The SAMPLE MEAN (X̄) is a measure of central tendency that represents the average value of a variable in sample data. It is calculated in the same way that population mean (μ) is calculated: by summing all the observations for a variable in the sample, and dividing by the number of observations.
The SAMPLE STANDARD DEVIATION (s) is a measure of the dispersion or spread of the values in a sample around the sample mean. It quantifies the amount of variation or dispersion of a set of values. It is calculated in a similar manner to population standard deviation (σ), but with one notable difference: instead of dividing by the total number of observations (N), we divide by n-1. Dividing by n-1 produces a larger value (more variation) than dividing by N alone. The reason why we would find this appealing when working with sample data is simple and straight-forward: whenever we use a sample instead of the entire population, there is the possibility of random error being introduced to our statistical analysis; calculating the standard deviation with n-1 errs on the side of caution by assuming larger variation.
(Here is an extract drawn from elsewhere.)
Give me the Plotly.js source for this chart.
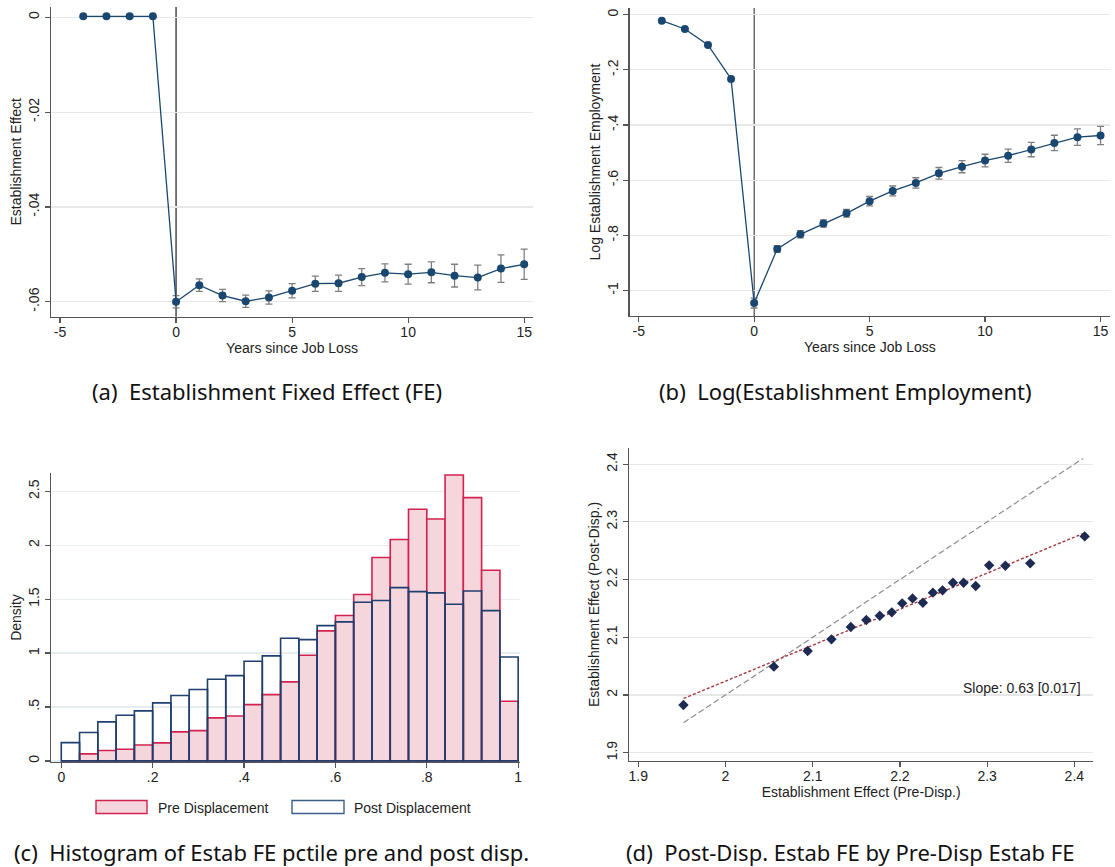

The STANDARD ERROR OF THE MEAN (s.e.) is a measure of how much the sample mean (X̄) is expected to vary from the true population mean (μ) — in other words, it tells us how precise the sample mean is as an estimate of the population mean. The standard error of the mean is calculated by dividing the sample standard deviation by the square root of the number of observations. The standard error of the mean decreases as the sample size increases. Mathematically, the standard error of the mean is inversely related to the square root of the sample size (n). As the standard error of the mean decreases, the margin of error and confidence intervals narrow, and the sample mean becomes a more precise and reliable estimate of the population mean. This is tied to the central limit theorem:
Larger samples tend to provide a better representation of the population
→ The more representative a sample is, the more normally distributed the sample data is
→ As the sample mean approaches a normal distribution, we can make more accurate and robust inferences
Beware of Outliers!
Whether outliers (i.e., extreme values) are likely to skew results in a normal distribution is based in large part on sample size. In small samples, outliers can disproportionately affect the sample mean, the sample standard deviation, and, as a result, the standard error of the mean. This, in turn, can lead us to make generalizations about the population parameters based on inaccurate information. Thus, it is important to identify, investigate, and decide how to handle outliers (i.e., include, exclude, adjust/transform, or consider separately) based on their potential impact and the context of the study.